====== Data entries
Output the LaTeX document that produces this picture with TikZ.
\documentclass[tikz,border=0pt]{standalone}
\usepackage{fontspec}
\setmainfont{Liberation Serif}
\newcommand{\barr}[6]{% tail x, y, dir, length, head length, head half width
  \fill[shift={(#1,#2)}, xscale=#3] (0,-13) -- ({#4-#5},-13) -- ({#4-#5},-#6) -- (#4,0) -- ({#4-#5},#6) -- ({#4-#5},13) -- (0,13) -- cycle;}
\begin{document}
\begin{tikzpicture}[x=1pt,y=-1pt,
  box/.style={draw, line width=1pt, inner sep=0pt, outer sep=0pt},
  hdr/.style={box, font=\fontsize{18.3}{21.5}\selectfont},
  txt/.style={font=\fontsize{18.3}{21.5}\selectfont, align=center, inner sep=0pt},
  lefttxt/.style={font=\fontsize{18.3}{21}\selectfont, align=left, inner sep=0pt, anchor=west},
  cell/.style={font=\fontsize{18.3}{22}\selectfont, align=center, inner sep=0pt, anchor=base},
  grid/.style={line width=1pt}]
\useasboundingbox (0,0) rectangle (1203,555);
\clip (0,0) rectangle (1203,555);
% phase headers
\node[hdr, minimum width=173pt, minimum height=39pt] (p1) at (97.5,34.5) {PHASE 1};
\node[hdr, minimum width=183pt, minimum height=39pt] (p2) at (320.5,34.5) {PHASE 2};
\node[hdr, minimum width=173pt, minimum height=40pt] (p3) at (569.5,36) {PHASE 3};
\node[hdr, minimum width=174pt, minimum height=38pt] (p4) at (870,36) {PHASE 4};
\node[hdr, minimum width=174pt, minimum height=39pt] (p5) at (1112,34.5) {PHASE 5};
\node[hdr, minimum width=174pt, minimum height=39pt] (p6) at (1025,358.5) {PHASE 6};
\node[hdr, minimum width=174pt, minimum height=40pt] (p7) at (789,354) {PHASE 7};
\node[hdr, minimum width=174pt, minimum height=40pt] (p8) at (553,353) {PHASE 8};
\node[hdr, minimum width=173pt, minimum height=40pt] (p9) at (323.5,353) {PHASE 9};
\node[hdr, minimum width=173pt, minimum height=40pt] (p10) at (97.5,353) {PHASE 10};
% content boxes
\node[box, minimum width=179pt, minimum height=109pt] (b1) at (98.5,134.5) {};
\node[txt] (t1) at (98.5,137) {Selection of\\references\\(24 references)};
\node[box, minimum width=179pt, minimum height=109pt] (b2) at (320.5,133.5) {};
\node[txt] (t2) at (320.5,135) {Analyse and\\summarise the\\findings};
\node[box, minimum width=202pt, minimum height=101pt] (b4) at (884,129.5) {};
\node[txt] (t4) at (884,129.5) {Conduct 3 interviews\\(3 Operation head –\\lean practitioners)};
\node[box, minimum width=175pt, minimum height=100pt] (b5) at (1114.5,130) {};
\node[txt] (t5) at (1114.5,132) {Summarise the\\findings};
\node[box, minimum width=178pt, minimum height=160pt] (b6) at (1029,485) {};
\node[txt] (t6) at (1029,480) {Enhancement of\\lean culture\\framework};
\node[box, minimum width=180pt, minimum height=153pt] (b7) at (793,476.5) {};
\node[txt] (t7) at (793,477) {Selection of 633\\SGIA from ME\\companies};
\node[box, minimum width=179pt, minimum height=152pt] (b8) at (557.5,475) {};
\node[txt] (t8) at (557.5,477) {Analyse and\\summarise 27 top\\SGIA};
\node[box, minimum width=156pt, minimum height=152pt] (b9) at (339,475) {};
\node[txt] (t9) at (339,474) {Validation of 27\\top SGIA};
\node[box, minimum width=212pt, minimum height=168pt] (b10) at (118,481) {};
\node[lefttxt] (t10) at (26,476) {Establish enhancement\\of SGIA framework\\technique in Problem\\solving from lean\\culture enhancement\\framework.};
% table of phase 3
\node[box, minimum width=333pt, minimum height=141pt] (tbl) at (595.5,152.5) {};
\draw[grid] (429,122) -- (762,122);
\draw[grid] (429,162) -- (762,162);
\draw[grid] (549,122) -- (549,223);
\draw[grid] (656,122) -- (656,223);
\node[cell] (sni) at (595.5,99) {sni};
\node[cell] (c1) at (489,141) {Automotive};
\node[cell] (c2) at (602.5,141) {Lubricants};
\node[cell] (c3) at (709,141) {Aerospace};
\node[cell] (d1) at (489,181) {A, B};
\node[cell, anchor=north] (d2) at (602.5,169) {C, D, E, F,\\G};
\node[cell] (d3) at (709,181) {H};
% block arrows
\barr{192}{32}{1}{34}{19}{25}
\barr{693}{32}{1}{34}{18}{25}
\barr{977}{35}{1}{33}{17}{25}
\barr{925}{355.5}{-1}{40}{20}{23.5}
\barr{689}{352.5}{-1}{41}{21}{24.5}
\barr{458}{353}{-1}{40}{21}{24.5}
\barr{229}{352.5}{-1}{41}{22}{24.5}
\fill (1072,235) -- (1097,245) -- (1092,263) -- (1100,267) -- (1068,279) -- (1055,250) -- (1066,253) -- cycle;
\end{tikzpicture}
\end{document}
============
====== Data entries
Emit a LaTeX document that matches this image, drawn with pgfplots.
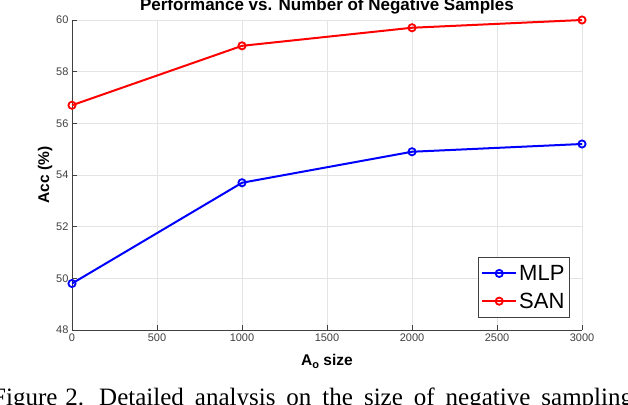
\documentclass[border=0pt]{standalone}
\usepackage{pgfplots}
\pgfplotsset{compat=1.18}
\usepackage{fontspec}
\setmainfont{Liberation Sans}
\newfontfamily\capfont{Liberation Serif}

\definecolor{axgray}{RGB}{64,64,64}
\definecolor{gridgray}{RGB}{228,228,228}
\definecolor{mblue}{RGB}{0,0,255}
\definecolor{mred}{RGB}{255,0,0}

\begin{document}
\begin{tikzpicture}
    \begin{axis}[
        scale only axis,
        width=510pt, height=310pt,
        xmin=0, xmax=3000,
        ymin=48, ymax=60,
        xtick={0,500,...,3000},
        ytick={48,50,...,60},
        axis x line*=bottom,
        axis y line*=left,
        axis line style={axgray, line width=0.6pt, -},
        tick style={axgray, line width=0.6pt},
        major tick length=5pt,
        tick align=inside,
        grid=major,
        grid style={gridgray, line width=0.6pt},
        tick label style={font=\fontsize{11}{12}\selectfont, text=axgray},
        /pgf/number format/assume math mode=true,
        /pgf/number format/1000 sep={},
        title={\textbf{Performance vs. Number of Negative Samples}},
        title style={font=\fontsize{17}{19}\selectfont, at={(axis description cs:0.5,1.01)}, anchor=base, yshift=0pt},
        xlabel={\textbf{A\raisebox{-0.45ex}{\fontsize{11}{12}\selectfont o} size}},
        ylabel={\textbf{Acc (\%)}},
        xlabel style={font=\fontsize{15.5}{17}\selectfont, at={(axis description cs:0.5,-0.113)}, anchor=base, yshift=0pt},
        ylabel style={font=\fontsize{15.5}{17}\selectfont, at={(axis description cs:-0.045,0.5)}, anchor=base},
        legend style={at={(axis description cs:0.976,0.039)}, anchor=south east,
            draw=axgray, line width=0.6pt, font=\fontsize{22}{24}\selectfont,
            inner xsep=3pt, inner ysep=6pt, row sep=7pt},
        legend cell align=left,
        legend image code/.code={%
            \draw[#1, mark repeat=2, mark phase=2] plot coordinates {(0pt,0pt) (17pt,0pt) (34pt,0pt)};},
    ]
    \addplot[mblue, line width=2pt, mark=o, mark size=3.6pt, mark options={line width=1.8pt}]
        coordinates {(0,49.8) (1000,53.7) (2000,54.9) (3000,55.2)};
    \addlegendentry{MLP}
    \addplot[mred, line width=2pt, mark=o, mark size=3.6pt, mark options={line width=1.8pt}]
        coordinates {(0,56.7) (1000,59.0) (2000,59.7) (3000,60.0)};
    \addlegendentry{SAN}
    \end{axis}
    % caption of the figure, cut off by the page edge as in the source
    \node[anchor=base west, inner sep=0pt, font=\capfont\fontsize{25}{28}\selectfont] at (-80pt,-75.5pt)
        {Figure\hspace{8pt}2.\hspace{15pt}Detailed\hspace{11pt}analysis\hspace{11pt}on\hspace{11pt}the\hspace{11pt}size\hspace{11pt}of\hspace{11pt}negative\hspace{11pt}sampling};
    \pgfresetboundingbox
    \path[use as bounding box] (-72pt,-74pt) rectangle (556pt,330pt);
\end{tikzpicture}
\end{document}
============
====== Data entries
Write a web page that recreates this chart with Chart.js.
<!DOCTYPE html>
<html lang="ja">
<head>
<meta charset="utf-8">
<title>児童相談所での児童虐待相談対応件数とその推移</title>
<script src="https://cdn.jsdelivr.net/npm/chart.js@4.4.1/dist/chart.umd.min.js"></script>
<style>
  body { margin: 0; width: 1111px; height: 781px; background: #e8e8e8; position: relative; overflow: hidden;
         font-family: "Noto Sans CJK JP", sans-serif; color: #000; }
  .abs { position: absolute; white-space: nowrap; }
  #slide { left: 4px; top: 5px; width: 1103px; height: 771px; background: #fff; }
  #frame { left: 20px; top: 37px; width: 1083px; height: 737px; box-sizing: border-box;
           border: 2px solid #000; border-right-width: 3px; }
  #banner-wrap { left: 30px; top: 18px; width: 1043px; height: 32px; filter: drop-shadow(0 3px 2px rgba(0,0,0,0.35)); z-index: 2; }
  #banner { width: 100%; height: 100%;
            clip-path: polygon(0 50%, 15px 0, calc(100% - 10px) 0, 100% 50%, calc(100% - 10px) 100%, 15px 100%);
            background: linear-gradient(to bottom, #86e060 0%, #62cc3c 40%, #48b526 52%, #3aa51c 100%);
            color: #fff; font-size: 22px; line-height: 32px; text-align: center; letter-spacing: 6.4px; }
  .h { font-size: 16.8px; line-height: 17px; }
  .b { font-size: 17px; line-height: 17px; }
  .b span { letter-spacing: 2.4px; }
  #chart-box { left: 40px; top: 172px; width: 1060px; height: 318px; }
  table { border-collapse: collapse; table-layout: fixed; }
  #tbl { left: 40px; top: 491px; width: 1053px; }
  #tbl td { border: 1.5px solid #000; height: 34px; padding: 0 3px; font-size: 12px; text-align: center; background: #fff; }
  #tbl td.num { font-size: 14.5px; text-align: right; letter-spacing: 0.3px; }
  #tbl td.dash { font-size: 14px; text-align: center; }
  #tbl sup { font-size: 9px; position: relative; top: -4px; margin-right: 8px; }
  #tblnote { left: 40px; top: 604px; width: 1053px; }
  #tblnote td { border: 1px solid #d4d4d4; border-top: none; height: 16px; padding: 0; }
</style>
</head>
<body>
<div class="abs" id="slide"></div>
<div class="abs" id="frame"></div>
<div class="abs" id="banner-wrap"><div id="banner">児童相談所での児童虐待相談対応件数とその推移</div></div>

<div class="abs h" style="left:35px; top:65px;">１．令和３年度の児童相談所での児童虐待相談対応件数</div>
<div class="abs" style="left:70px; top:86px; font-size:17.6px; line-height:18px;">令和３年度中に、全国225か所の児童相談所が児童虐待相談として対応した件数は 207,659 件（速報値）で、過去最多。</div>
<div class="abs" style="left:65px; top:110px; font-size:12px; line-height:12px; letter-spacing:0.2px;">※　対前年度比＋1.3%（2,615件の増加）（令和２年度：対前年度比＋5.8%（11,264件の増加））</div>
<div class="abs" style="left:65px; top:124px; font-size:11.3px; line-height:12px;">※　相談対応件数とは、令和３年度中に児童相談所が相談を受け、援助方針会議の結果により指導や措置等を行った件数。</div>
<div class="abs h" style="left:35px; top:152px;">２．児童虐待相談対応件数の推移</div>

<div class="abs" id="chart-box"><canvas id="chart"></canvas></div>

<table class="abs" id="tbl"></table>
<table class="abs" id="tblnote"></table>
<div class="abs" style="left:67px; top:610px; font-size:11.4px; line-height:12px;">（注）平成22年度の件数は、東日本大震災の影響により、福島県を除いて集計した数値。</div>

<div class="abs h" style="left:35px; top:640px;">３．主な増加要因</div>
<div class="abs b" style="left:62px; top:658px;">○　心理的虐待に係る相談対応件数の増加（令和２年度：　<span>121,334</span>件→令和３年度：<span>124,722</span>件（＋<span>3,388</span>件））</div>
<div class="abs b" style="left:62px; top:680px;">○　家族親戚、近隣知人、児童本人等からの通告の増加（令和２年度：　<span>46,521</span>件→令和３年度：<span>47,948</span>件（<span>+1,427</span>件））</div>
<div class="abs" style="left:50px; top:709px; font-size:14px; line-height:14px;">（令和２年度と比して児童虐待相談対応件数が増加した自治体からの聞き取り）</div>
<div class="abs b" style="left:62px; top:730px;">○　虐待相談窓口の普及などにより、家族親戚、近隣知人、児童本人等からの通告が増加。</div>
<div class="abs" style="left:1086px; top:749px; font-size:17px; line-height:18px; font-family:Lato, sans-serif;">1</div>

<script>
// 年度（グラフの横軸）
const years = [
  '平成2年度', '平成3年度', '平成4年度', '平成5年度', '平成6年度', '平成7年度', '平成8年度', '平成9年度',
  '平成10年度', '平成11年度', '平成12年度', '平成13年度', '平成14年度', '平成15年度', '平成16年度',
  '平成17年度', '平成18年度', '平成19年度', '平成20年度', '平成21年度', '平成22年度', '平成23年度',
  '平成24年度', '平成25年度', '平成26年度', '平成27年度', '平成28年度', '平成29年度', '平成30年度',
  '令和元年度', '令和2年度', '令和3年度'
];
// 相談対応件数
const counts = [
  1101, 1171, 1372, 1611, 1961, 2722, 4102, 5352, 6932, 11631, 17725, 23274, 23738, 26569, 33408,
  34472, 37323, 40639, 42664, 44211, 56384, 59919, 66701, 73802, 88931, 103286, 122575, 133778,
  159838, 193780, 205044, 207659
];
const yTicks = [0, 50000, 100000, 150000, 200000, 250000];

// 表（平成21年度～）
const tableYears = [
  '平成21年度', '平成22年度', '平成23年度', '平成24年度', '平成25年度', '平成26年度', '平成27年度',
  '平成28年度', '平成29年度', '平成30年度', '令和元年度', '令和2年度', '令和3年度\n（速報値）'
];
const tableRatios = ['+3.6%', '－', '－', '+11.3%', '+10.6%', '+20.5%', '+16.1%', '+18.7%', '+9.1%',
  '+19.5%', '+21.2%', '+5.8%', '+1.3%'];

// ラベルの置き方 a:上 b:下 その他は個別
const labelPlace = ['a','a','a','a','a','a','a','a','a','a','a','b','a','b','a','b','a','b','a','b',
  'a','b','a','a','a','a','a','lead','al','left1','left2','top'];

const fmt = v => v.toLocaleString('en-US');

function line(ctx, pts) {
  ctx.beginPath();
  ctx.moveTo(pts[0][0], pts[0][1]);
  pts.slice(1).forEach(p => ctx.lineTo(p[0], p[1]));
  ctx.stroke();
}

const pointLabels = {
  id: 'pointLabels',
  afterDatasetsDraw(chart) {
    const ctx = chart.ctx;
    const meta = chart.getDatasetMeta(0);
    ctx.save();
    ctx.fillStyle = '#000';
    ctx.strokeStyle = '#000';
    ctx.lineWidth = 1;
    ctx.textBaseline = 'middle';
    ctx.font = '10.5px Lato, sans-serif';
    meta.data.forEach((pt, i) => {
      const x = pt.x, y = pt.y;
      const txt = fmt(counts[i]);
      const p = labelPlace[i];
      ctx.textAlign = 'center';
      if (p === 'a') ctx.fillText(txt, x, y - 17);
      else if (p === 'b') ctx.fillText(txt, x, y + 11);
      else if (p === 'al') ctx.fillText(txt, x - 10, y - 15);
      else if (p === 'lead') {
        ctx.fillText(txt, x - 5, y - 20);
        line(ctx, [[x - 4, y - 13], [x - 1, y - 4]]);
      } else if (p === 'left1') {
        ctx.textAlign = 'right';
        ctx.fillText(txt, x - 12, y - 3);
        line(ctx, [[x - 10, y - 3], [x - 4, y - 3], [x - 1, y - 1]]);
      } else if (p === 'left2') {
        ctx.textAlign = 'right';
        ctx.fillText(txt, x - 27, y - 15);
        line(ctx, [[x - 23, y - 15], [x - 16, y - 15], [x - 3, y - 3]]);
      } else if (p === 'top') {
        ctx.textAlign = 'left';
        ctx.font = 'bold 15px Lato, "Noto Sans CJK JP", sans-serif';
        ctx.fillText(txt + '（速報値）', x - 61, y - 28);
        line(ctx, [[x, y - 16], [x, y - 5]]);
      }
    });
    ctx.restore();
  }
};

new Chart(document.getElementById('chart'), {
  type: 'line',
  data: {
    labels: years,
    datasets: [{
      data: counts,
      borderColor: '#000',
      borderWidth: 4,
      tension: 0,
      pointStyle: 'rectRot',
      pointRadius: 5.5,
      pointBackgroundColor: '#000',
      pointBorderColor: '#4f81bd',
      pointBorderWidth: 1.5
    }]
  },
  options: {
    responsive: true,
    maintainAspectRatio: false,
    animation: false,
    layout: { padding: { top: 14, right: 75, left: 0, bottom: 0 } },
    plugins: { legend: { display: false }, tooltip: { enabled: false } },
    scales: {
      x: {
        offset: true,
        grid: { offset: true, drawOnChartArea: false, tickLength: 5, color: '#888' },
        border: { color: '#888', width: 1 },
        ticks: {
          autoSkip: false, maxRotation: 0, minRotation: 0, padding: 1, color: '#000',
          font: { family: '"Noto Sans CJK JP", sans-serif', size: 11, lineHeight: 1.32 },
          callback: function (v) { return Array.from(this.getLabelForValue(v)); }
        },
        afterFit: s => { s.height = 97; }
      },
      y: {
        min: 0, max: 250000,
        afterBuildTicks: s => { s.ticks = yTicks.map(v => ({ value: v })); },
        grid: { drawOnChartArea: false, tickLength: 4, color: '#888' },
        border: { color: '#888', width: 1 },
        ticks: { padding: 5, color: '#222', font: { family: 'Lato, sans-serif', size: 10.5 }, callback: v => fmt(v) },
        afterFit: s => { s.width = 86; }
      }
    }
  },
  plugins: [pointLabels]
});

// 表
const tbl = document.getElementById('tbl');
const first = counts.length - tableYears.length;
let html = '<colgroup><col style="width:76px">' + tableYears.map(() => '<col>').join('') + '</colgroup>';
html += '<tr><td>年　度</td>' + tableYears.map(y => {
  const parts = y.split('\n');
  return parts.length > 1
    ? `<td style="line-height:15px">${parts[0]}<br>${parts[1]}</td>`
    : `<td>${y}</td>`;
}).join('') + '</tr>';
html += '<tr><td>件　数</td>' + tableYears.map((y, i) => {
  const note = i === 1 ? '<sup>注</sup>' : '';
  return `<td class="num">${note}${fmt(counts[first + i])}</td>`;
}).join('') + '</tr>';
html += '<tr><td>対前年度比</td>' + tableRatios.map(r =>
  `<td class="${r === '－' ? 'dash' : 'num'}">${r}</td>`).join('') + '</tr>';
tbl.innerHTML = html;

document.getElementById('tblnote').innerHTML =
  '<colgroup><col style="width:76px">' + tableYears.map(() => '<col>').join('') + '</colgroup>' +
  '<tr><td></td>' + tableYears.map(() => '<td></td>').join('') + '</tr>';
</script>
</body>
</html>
============
- **Directions**
Output nothing but the number of lines in the data containing the string "page".

- **Reply to the task**
2